Problem to work on
The lines to extract run from the start of the records through the line with "import matplotlib.pyplot as plt", both ends included; drop the pictures.

Charts and diagrams as code:

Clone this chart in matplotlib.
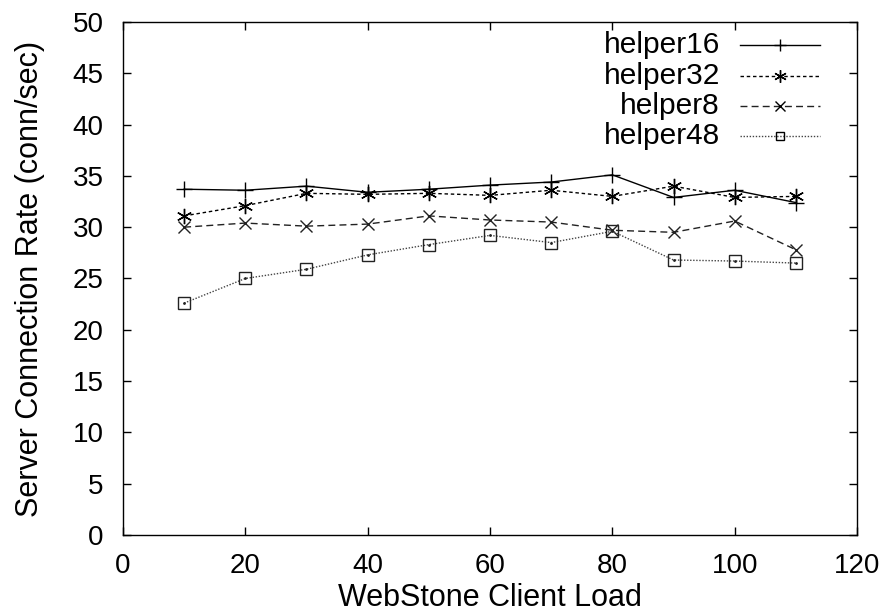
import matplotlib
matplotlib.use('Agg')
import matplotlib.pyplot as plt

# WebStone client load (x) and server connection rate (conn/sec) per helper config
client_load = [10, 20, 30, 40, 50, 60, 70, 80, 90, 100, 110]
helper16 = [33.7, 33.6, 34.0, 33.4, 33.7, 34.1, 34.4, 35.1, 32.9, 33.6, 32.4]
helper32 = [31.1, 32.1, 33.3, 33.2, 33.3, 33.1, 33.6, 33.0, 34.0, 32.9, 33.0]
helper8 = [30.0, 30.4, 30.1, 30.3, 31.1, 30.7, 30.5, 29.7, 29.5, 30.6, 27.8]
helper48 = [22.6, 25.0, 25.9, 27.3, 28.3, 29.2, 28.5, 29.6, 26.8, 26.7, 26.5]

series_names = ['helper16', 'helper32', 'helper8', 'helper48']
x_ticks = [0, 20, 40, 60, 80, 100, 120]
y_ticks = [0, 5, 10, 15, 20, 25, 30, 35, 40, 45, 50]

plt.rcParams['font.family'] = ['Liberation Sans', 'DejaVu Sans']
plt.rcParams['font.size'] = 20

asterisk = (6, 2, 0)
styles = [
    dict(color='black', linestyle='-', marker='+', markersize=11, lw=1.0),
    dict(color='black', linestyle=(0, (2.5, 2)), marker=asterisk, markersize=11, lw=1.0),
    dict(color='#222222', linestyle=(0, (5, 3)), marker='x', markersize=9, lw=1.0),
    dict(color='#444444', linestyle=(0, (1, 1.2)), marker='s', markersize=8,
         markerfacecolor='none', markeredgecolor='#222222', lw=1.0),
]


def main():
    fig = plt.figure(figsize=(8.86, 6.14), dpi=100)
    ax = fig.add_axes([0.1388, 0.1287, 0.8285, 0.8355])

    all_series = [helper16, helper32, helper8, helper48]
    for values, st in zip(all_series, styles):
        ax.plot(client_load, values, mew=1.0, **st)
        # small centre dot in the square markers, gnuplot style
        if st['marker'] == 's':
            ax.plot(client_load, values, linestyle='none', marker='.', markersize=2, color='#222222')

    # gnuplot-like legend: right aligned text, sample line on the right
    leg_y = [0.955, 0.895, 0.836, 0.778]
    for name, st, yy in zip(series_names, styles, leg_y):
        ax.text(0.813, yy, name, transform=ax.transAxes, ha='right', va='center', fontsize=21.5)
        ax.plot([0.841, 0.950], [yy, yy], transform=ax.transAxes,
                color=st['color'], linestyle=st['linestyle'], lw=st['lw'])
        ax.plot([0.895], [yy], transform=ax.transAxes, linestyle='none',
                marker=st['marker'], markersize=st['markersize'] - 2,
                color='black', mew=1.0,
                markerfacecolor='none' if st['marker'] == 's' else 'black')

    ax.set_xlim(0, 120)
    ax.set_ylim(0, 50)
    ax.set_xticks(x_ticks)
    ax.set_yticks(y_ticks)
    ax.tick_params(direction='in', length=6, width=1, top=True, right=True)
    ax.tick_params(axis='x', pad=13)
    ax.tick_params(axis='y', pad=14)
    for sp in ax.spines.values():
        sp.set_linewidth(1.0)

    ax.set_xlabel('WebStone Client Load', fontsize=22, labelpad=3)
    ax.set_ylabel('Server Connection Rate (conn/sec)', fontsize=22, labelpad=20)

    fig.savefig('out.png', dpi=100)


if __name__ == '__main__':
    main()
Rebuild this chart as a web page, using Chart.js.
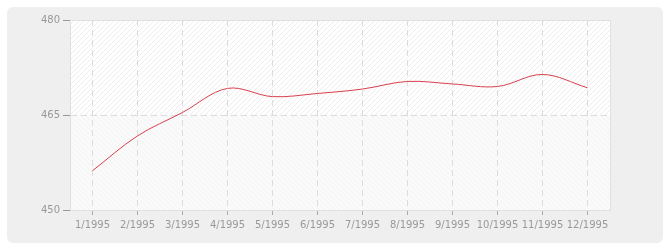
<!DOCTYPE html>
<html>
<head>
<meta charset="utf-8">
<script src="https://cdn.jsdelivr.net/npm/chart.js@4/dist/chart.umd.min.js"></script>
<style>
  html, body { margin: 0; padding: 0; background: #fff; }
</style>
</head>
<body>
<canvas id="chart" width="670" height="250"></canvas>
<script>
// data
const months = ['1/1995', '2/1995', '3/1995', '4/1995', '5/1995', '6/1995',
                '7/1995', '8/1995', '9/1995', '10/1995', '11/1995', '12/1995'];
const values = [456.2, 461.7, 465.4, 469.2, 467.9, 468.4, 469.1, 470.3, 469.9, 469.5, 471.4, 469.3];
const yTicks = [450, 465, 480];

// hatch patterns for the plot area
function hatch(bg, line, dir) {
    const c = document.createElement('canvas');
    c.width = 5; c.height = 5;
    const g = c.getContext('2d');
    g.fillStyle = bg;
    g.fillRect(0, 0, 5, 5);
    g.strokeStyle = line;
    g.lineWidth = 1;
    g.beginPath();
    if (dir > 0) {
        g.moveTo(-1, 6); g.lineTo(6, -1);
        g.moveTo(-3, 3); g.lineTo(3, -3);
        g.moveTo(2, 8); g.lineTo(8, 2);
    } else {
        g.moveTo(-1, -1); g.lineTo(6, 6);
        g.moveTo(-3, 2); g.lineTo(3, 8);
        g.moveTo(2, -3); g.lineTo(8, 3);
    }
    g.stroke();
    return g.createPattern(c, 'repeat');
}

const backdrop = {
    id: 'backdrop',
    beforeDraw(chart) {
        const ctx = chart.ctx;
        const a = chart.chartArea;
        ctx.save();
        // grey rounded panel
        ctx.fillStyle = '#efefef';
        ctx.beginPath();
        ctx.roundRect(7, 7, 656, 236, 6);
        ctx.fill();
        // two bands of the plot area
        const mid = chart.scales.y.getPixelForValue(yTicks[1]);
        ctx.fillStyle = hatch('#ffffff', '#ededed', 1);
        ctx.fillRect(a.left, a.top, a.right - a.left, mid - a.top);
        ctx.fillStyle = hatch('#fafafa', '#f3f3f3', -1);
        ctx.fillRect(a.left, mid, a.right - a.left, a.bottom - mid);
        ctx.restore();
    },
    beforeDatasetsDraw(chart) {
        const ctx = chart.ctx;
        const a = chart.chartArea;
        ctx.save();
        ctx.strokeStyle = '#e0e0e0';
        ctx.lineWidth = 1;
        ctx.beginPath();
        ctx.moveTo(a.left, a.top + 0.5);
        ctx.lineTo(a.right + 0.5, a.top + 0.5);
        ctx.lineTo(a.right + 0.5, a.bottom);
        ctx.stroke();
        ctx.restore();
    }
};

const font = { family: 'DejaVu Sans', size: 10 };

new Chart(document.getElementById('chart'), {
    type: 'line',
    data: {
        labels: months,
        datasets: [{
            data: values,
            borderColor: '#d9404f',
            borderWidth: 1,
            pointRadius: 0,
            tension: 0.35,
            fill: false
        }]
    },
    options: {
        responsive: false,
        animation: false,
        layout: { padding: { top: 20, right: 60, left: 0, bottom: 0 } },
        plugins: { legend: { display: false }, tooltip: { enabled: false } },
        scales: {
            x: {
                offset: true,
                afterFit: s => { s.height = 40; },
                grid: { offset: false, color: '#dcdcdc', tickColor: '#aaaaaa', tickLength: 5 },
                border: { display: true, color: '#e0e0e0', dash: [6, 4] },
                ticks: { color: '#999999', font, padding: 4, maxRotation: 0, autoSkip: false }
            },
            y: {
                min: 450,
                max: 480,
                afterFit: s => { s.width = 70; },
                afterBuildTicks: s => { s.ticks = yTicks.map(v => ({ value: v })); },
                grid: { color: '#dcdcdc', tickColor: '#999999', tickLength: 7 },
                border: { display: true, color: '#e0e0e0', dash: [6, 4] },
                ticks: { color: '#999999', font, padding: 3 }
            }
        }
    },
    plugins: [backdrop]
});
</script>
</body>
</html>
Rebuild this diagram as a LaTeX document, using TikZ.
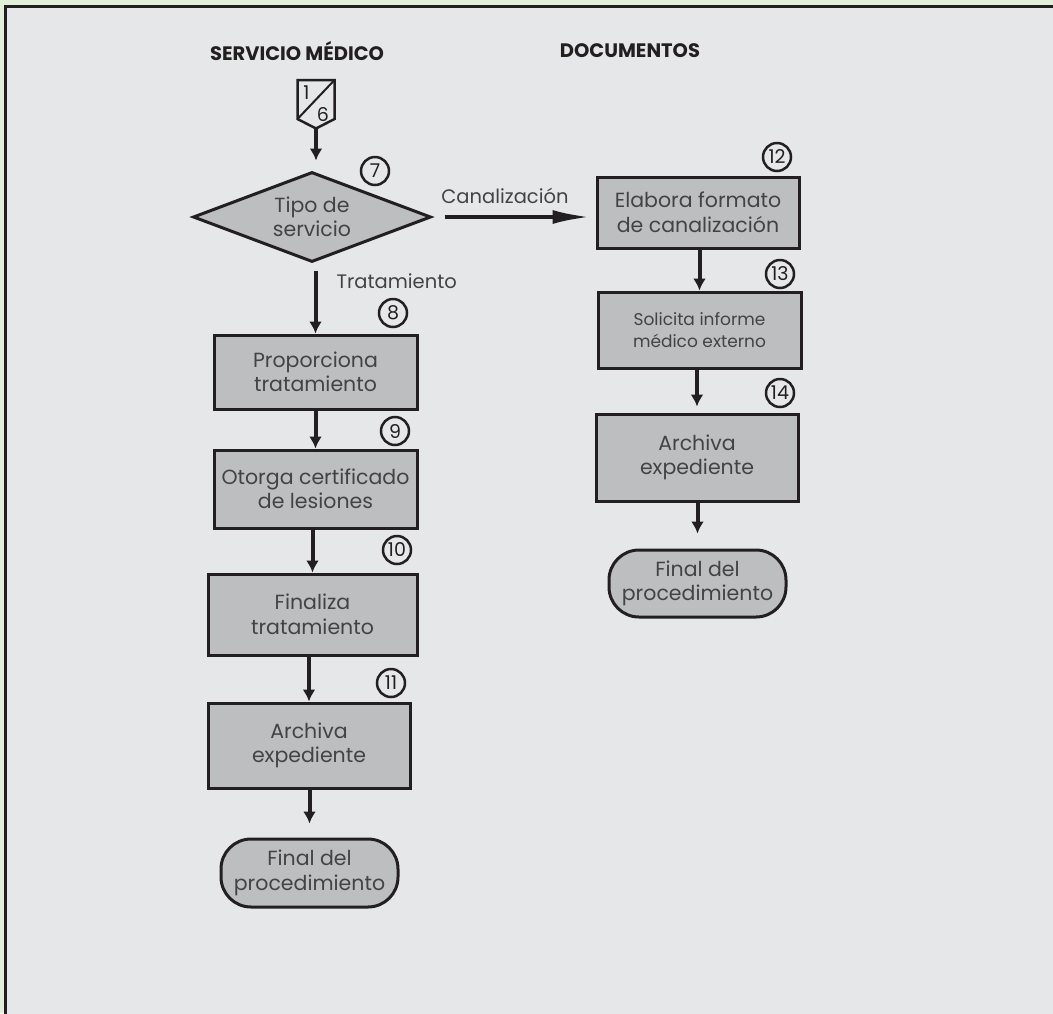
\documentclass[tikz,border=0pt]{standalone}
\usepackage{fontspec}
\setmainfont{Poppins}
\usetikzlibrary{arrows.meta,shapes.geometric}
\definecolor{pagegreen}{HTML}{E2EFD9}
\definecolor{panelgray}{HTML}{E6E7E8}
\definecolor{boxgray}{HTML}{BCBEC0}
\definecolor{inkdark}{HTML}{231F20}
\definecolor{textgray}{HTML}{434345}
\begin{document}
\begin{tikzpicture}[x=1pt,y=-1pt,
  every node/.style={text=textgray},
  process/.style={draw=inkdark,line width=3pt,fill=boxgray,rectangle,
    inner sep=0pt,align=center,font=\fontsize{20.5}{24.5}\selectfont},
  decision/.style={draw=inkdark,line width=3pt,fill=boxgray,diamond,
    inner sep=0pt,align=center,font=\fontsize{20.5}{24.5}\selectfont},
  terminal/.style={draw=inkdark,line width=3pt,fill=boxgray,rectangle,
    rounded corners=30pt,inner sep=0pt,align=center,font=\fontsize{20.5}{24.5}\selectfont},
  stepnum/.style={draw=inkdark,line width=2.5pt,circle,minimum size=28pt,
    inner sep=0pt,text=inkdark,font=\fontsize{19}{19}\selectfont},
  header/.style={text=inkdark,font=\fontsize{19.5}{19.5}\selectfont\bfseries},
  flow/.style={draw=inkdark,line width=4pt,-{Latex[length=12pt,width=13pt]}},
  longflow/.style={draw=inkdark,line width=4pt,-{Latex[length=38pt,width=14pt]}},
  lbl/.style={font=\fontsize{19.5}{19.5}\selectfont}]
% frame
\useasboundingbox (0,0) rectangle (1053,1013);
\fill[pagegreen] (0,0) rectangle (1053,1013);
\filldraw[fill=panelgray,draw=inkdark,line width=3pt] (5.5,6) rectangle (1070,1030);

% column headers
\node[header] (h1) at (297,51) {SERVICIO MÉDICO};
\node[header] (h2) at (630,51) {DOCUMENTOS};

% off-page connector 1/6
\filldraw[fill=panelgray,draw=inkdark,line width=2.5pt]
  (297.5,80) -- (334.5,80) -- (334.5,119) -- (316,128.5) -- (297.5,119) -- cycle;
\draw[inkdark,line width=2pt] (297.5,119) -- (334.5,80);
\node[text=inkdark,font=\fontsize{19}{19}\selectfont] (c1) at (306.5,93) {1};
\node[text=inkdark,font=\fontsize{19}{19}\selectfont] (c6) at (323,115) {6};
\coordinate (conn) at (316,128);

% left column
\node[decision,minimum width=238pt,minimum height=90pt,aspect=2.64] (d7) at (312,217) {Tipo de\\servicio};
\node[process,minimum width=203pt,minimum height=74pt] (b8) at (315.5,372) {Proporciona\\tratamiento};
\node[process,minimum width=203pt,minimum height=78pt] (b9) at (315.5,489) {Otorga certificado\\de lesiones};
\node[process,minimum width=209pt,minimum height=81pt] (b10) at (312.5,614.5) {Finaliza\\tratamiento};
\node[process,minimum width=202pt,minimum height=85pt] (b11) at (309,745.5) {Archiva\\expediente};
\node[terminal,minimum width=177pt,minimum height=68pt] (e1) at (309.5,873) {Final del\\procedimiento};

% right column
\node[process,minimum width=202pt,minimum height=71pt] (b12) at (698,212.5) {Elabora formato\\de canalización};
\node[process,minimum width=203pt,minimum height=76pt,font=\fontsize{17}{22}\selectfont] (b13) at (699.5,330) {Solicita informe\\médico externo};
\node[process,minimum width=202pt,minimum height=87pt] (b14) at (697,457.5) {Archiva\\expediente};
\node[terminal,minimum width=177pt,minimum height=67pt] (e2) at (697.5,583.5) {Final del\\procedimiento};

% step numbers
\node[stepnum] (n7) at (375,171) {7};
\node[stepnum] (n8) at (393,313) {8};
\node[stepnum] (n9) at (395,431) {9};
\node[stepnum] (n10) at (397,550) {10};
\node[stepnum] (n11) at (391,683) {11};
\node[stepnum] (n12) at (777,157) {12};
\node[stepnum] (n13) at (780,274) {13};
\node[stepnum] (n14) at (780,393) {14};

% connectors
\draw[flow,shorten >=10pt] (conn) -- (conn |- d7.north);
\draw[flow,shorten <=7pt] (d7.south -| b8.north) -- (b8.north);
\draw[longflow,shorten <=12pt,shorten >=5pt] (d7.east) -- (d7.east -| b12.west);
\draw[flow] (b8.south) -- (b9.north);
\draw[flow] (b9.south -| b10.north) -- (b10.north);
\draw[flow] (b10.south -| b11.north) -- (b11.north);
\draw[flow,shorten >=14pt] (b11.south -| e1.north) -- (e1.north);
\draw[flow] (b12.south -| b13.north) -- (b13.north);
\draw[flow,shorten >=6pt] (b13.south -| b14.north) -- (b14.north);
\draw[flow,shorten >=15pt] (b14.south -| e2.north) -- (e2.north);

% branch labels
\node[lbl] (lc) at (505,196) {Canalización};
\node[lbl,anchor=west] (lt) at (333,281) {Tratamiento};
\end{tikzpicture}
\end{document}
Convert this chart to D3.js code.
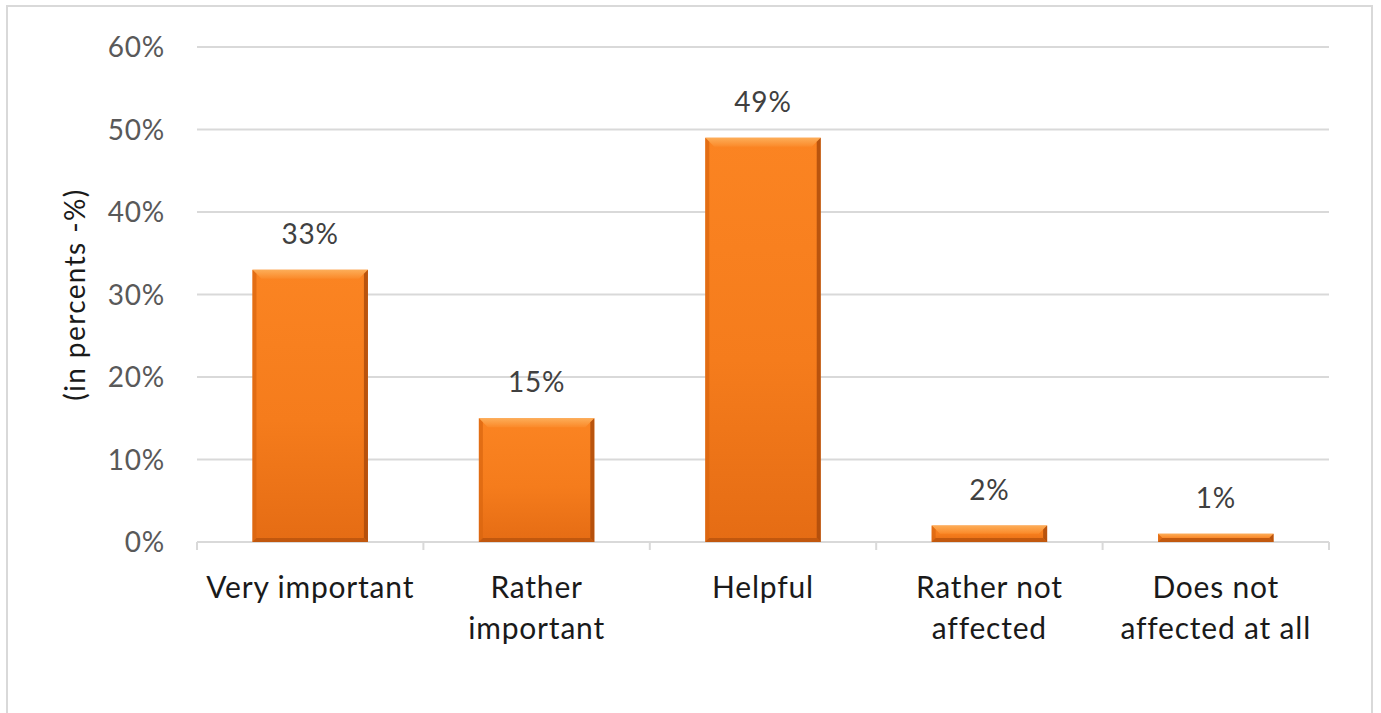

Exercise solution
Clone this chart in matplotlib.
import matplotlib
matplotlib.use('Agg')
import matplotlib.pyplot as plt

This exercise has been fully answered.